Job: Pictures are not part of the copy. Retype the lines from the first one through the line that contains "-25], [59, 12]];".

Records provided:
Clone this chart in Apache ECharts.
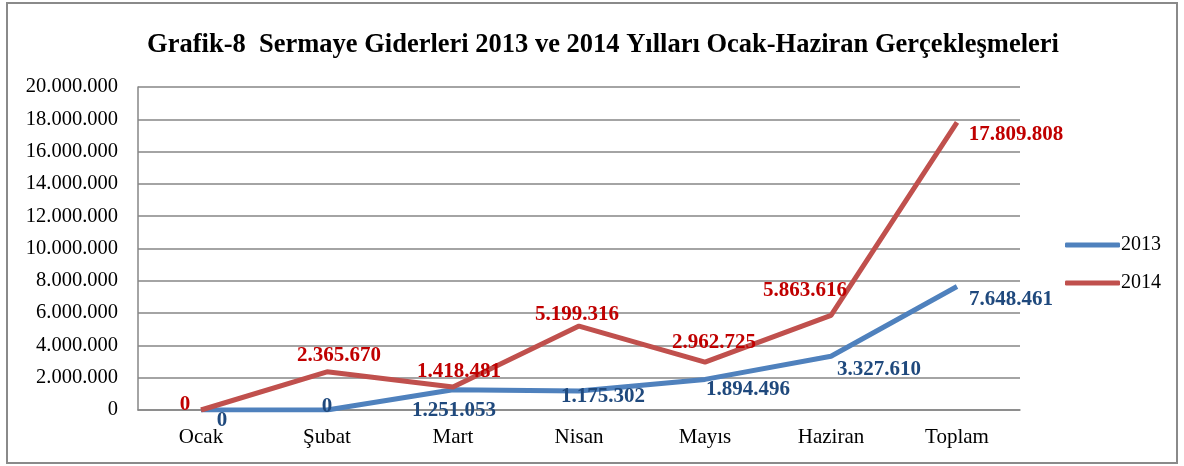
<!DOCTYPE html>
<html>
<head>
<meta charset="utf-8">
<script src="https://cdn.jsdelivr.net/npm/echarts@6/dist/echarts.min.js"></script>
<style>
html,body{margin:0;padding:0;background:#fff;}
#c{width:1184px;height:466px;}
</style>
</head>
<body>
<div id="c"></div>
<script>
const categories = ['Ocak', 'Şubat', 'Mart', 'Nisan', 'Mayıs', 'Haziran', 'Toplam'];
const values2013 = [0, 0, 1251053, 1175302, 1894496, 3327610, 7648461];
const values2014 = [0, 2365670, 1418481, 5199316, 2962725, 5863616, 17809808];
const seriesNames = ['2013', '2014'];
const titleText = 'Grafik-8  Sermaye Giderleri 2013 ve 2014 Yılları Ocak-Haziran Gerçekleşmeleri';

// label offsets (layout only)
const off2013 = [[21, 11], [0, -3], [1, 21], [24, 6], [43, 10], [48, 13], [54, 13]];
const off2014 = [[-16, -5], [12, -16], [6, -16], [-2, -11], [9, -20], [-26, -25], [59, 12]];

const FONT = "'Liberation Serif','Times New Roman',serif";
function fmt(v) {
  return String(Math.round(v)).replace(/\B(?=(\d{3})+(?!\d))/g, '.');
}
function buildData(vals, offs, color) {
  return vals.map((v, i) => ({
    value: v,
    label: {
      show: true,
      position: 'inside',
      offset: offs[i],
      color: color,
      fontFamily: FONT,
      fontWeight: 'bold',
      fontSize: 21,
      formatter: p => fmt(p.value)
    }
  }));
}

const chart = echarts.init(document.getElementById('c'), null, {renderer: 'canvas'});
chart.setOption({
  animation: false,
  backgroundColor: '#fff',
  title: {
    text: titleText,
    left: 598,
    textAlign: 'center',
    top: 27,
    textStyle: {fontFamily: FONT, fontWeight: 'bold', fontSize: 26.5, color: '#000'}
  },
  graphic: [{
    type: 'rect',
    shape: {x: 7, y: 3, width: 1170, height: 460},
    style: {fill: 'none', stroke: '#8a8a8a', lineWidth: 2},
    silent: true
  }],
  legend: {
    orient: 'vertical',
    left: 1060,
    top: 230,
    itemWidth: 55,
    itemHeight: 5,
    itemGap: 18,
    icon: 'roundRect',
    data: seriesNames,
    textStyle: {fontFamily: FONT, fontSize: 20, color: '#000', padding: [0, 0, 0, -4]}
  },
  grid: {left: 138, right: 164, top: 87, bottom: 56, containLabel: false},
  xAxis: {
    type: 'category',
    data: categories,
    boundaryGap: true,
    axisLine: {lineStyle: {color: '#868686', width: 1.5}},
    axisTick: {show: false},
    axisLabel: {fontFamily: FONT, fontSize: 21, color: '#000', margin: 17}
  },
  yAxis: {
    type: 'value',
    min: 0,
    max: 20000000,
    interval: 2000000,
    axisLine: {show: true, lineStyle: {color: '#868686', width: 1.5}},
    axisTick: {show: false},
    splitLine: {lineStyle: {color: '#868686', width: 1.5}},
    axisLabel: {fontFamily: FONT, fontSize: 20.5, color: '#000', margin: 20, formatter: v => fmt(v)}
  },
  series: [
    {
      name: seriesNames[0],
      type: 'line',
      data: buildData(values2013, off2013, '#1F497D'),
      symbol: 'circle',
      symbolSize: 0.1,
      itemStyle: {color: '#4F81BD'},
      lineStyle: {color: '#4F81BD', width: 5},
      z: 2
    },
    {
      name: seriesNames[1],
      type: 'line',
      data: buildData(values2014, off2014, '#C00000'),
      symbol: 'circle',
      symbolSize: 0.1,
      itemStyle: {color: '#C0504D'},
      lineStyle: {color: '#C0504D', width: 5},
      z: 3
    }
  ]
});
</script>
</body>
</html>
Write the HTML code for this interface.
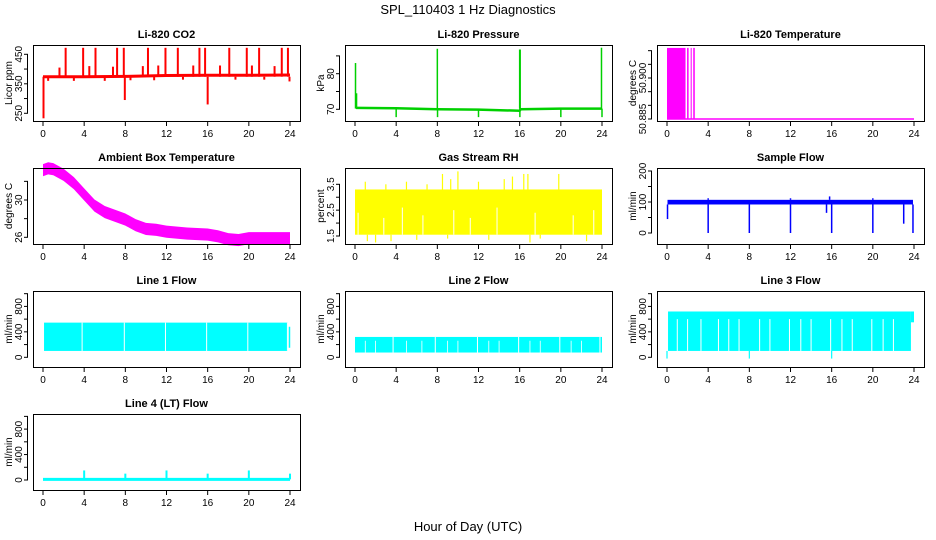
<!DOCTYPE html>
<html><head><meta charset="utf-8"><style>
html,body{margin:0;padding:0;background:#fff;}
svg{display:block;font-family:"Liberation Sans",sans-serif;}
</style></head><body>
<svg id="c" width="936" height="540" xmlns="http://www.w3.org/2000/svg">
<text x="468" y="14" text-anchor="middle" font-size="13">SPL_110403  1 Hz Diagnostics</text>
<text x="468" y="531" text-anchor="middle" font-size="13">Hour of Day (UTC)</text>
</svg>
<script>
const hourTicks=[0,4,8,12,16,20,24];
// CO2
const co2BaseHours=[0,4,8,12,16,20,24];
const co2BaseVals=[374,374,375,378,379,379,380];
const co2SpikeHours=[2.2,3.9,5.1,7.2,7.85,10.2,11.9,13.1,15.2,15.75,18.1,19.8,21.0,23.2,23.8,1.6,4.5,6.8,9.7,11.2,14.6,17.2,20.3,22.5,0.05,7.95,16.0,0.5,3.0,6.0,8.5,10.8,13.6,18.7,21.5,23.95];
const co2SpikeVals=[472,472,472,472,472,472,472,472,472,472,472,472,472,472,472,405,410,408,410,412,412,412,412,410,233,295,280,360,360,360,362,362,364,364,364,358];
// Pressure
const presBaseHours=[0.1,4,8,12,16,16.1,20,24];
const presBaseVals=[70.4,70.3,70.0,69.9,69.6,70.0,70.2,70.2];
const presSpikeHours=[0.05,0.15,8,16,16.05,23.95,4,8.02,12,16.02,20,24];
const presSpikeVals=[83,74.5,87,86.8,86.8,87.3,67.8,67.8,67.8,67.8,67.8,67.8];
// Li-820 temperature
const tempHighStart=[0,1.95,2.3,2.55];
const tempHighEnd=[1.8,2.1,2.4,2.7];
const tempHigh=50.911, tempBase=50.885;
// Ambient
const ambHours=[0,0.5,1,2,3,4,5,6,7,8,9,10,11,12,14,16,17,18,19,20,22,24];
const ambVals=[33.2,33.4,33.3,32.7,31.8,30.6,29.4,28.7,28.3,27.9,27.3,26.9,26.8,26.6,26.4,26.3,26.1,25.8,25.7,25.9,25.9,25.9];
// RH
const rhLow=1.55, rhHigh=3.3;
const rhUpHours=[1,3,5,7,8.5,9.3,10,12,14.5,15.3,16.4,16.8,19.8];
const rhUpVals=[3.6,3.5,3.6,3.5,3.9,3.7,4.0,3.6,3.7,3.8,3.9,3.9,3.9];
const rhDownHours=[1.2,2,3.5,6,9,13,17,18,22.5];
const rhDownVals=[1.3,1.25,1.3,1.35,1.4,1.35,1.25,1.4,1.3];
const rhGapHours=[0.3,2.8,4.6,6.6,9.6,11.2,13.8,17.5,21.2,23.2];
const rhGapTop=[2.4,2.2,2.6,2.3,2.5,2.2,2.6,2.4,2.3,2.5];
// Sample flow
const sfLow=92, sfHigh=107;
const sfDipHours=[4,8,12,16,20,23.9,15.5,23.0,0.05];
const sfDipVals=[0,0,0,0,0,0,65,30,45];
const sfUpHours=[4,12,15.8,20];
const sfUpVals=[112,112,118,112];
// Line flows
const l1Low=100, l1High=545;
const l1GapHours=[3.8,7.9,11.9,15.9,19.9,23.75];
const l2Low=75, l2High=320;
const l2GapHours=[3.7,7.8,11.9,15.9,19.9,23.8];
const l2PartHours=[1,2,5,6.5,9,10,13,14,17,18,21,22];
const l3Low=100, l3High=720;
const l3PartHours=[1,2,3.3,5,6,7,9,10,11.9,13,14,15.9,17,18,19.9,21,22];
const l3DownHours=[0,8,16];
const l4Base=10;
const l4SpikeHours=[2.7,4,8,12,16,20,24];
const l4SpikeVals=[20,150,100,150,100,150,100];

const NS="http://www.w3.org/2000/svg";
const svg=document.getElementById('c');
function el(tag,attrs,parent){const e=document.createElementNS(NS,tag);for(const k in attrs)e.setAttribute(k,attrs[k]);(parent||svg).appendChild(e);return e;}

function panel(name,title,col,row,ylab,v0,p0,v1,p1,ticks,labels,fmt){
  const L=33+col*312, T=45+row*123, W=267, H=76;
  const g=el('g',{});
  
  
  const X=h=>L+10+h*247/24;
  const Y=v=>p0+(v-v0)*(p1-p0)/(v1-v0);
  const t=el('text',{x:L+W/2,y:T-7,'text-anchor':'middle','font-size':11,'font-weight':'bold'},g);
  t.textContent=title;
  
  
  const plot=el('g',{},g);
  
  
  const fr=el('rect',{x:L+0.5,y:T+0.5,width:W,height:H,fill:'none',stroke:'#000','stroke-width':1},g);
  
  
  const xa=el('g',{},g);
  
  
  el('line',{x1:X(0),x2:X(24),y1:T+H+0.5,y2:T+H+0.5,stroke:'#000'},xa);
  hourTicks.forEach(h=>{
    el('line',{x1:X(h),x2:X(h),y1:T+H,y2:T+H+5,stroke:'#000'},xa);
    const tx=el('text',{x:X(h),y:T+H+16,'text-anchor':'middle','font-size':10},xa);
    tx.textContent=h;
    
    
  });
  const ya=el('g',{},g);
  
  
  el('line',{x1:L-5.5,x2:L-5.5,y1:Y(ticks[0]),y2:Y(ticks[ticks.length-1]),stroke:'#000'},ya);
  ticks.forEach(v=>el('line',{x1:L-9,x2:L-5,y1:Y(v),y2:Y(v),stroke:'#000'},ya));
  labels.forEach(v=>{
    const y=Y(v), lx=L-11;
    const tx=el('text',{x:lx,y:y,'text-anchor':'middle','font-size':10,transform:`rotate(-90 ${lx} ${y})`},ya);
    tx.textContent=fmt?fmt(v):v;
    
    
  });
  const tx0=L-21;
  const yl=el('text',{x:tx0,y:T+H/2,'text-anchor':'middle','font-size':10,transform:`rotate(-90 ${tx0} ${T+H/2})`},g);
  yl.textContent=ylab;
  
  
  return {X,Y,plot};
}
function vline(p,x,y1,y2,c,w){el('line',{x1:x,x2:x,y1:y1,y2:y2,stroke:c,'stroke-width':w||1.5},p);}
function band(p,X,Y,h0,h1,lo,hi,c){el('rect',{x:X(h0),y:Y(hi),width:X(h1)-X(h0),height:Y(lo)-Y(hi),fill:c},p);}

// CO2
let P=panel('co2','Li-820 CO2',0,0,'Licor ppm',250,113.3,450,54.3,[250,300,350,400,450],[250,350,450]);
co2SpikeHours.forEach((h,i)=>{let b=P.Y(co2BaseVals[0]);vline(P.plot,P.X(h),b,P.Y(co2SpikeVals[i]),'#f00',2);});
el('polyline',{points:co2BaseHours.map((h,i)=>P.X(h)+','+P.Y(co2BaseVals[i])).join(' '),fill:'none',stroke:'#f00','stroke-width':3},P.plot);
// Pressure
P=panel('pressure','Li-820 Pressure',1,0,'kPa',70,109.3,80,73.7,[70,75,80,85],[70,80]);
presSpikeHours.forEach((h,i)=>vline(P.plot,P.X(h),P.Y(70.2),P.Y(presSpikeVals[i]),'#00d000',1.5));
el('polyline',{points:presBaseHours.map((h,i)=>P.X(h)+','+P.Y(presBaseVals[i])).join(' '),fill:'none',stroke:'#00d000','stroke-width':2.5},P.plot);
// Temp
P=panel('li820-temp','Li-820 Temperature',2,0,'degrees C',50.885,119,50.900,78,[50.885,50.890,50.895,50.900,50.905,50.910],[50.885,50.900],v=>v.toFixed(3));
tempHighStart.forEach((h,i)=>band(P.plot,P.X,P.Y,h,tempHighEnd[i],tempBase,tempHigh,'#f0f'));
el('line',{x1:P.X(0),x2:P.X(24),y1:P.Y(tempBase),y2:P.Y(tempBase),stroke:'#f0f','stroke-width':1.5},P.plot);
// Ambient
P=panel('ambient-temp','Ambient Box Temperature',0,1,'degrees C',26,237.3,30,200,[26,28,30,32],[26,30]);
el('polygon',{points:ambHours.map((h,i)=>P.X(h)+','+P.Y(ambVals[i]+0.65)).concat(ambHours.slice().reverse().map((h,j)=>{const i=ambHours.length-1-j;return P.X(h)+','+P.Y(ambVals[i]-0.65);})).join(' '),fill:'#f0f'},P.plot);
// RH
P=panel('gas-rh','Gas Stream RH',1,1,'percent',1.5,236,3.5,184.3,[1.5,2,2.5,3,3.5],[1.5,2.5,3.5]);
band(P.plot,P.X,P.Y,0,24,rhLow,rhHigh,'#ff0');
rhUpHours.forEach((h,i)=>vline(P.plot,P.X(h),P.Y(rhHigh),P.Y(rhUpVals[i]),'#ff0',1.2));
rhDownHours.forEach((h,i)=>vline(P.plot,P.X(h),P.Y(rhLow),P.Y(rhDownVals[i]),'#ff0',1.2));
rhGapHours.forEach((h,i)=>vline(P.plot,P.X(h),P.Y(rhLow),P.Y(rhGapTop[i]),'#fff',1));
// Sample flow
P=panel('sample-flow','Sample Flow',2,1,'ml/min',0,233,200,171,[0,50,100,150,200],[0,100,200]);
band(P.plot,P.X,P.Y,0.05,23.9,sfLow,sfHigh,'#00f');
sfDipHours.forEach((h,i)=>vline(P.plot,P.X(h),P.Y(sfLow),P.Y(sfDipVals[i]),'#00f',1.5));
sfUpHours.forEach((h,i)=>vline(P.plot,P.X(h),P.Y(sfHigh),P.Y(sfUpVals[i]),'#00f',1.5));
// Line flows
const ft=[0,200,400,600,800,1000], fl=[0,400,800];
P=panel('line1-flow','Line 1 Flow',0,2,'ml/min',0,357.3,800,306.4,ft,fl);
band(P.plot,P.X,P.Y,0.1,23.8,l1Low,l1High,'#0ff');
vline(P.plot,P.X(23.95),P.Y(l1Low+50),P.Y(480),'#0ff',1.5);
l1GapHours.forEach(h=>vline(P.plot,P.X(h),P.Y(l1Low),P.Y(l1High),'#fff',1));
P=panel('line2-flow','Line 2 Flow',1,2,'ml/min',0,357.3,800,306.4,ft,fl);
band(P.plot,P.X,P.Y,0,24,l2Low,l2High,'#0ff');
l2GapHours.forEach(h=>vline(P.plot,P.X(h),P.Y(l2Low),P.Y(l2High),'#fff',1));
l2PartHours.forEach(h=>vline(P.plot,P.X(h),P.Y(l2Low),P.Y(l2High-60),'#fff',0.8));
P=panel('line3-flow','Line 3 Flow',2,2,'ml/min',0,357.3,800,306.4,ft,fl);
band(P.plot,P.X,P.Y,0.1,23.7,l3Low,l3High,'#0ff');
band(P.plot,P.X,P.Y,23.7,24,l3Low+450,l3High,'#0ff');
l3PartHours.forEach(h=>vline(P.plot,P.X(h),P.Y(l3Low),P.Y(l3High-120),'#fff',1));
l3DownHours.forEach(h=>vline(P.plot,P.X(h),P.Y(l3Low),P.Y(-20),'#0ff',1.2));
P=panel('line4-flow','Line 4 (LT) Flow',0,3,'ml/min',0,480,800,429.1,ft,fl);
el('line',{x1:P.X(0),x2:P.X(24),y1:P.Y(l4Base),y2:P.Y(l4Base),stroke:'#0ff','stroke-width':3},P.plot);
l4SpikeHours.forEach((h,i)=>vline(P.plot,P.X(h),P.Y(l4Base),P.Y(l4SpikeVals[i]),'#0ff',2));
</script>
</body></html>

Exercise solution:
Clone this chart in Apache ECharts.
<!DOCTYPE html>
<html>
<head>
<meta charset="utf-8">
<script src="https://cdn.jsdelivr.net/npm/echarts@6/dist/echarts.min.js"></script>
<style>
html,body{margin:0;padding:0;background:#fff;}
#c{width:1184px;height:466px;}
</style>
</head>
<body>
<div id="c"></div>
<script>
const categories = ['Ocak', 'Şubat', 'Mart', 'Nisan', 'Mayıs', 'Haziran', 'Toplam'];
const values2013 = [0, 0, 1251053, 1175302, 1894496, 3327610, 7648461];
const values2014 = [0, 2365670, 1418481, 5199316, 2962725, 5863616, 17809808];
const seriesNames = ['2013', '2014'];
const titleText = 'Grafik-8  Sermaye Giderleri 2013 ve 2014 Yılları Ocak-Haziran Gerçekleşmeleri';

// label offsets (layout only)
const off2013 = [[21, 11], [0, -3], [1, 21], [24, 6], [43, 10], [48, 13], [54, 13]];
const off2014 = [[-16, -5], [12, -16], [6, -16], [-2, -11], [9, -20], [-26, -25], [59, 12]];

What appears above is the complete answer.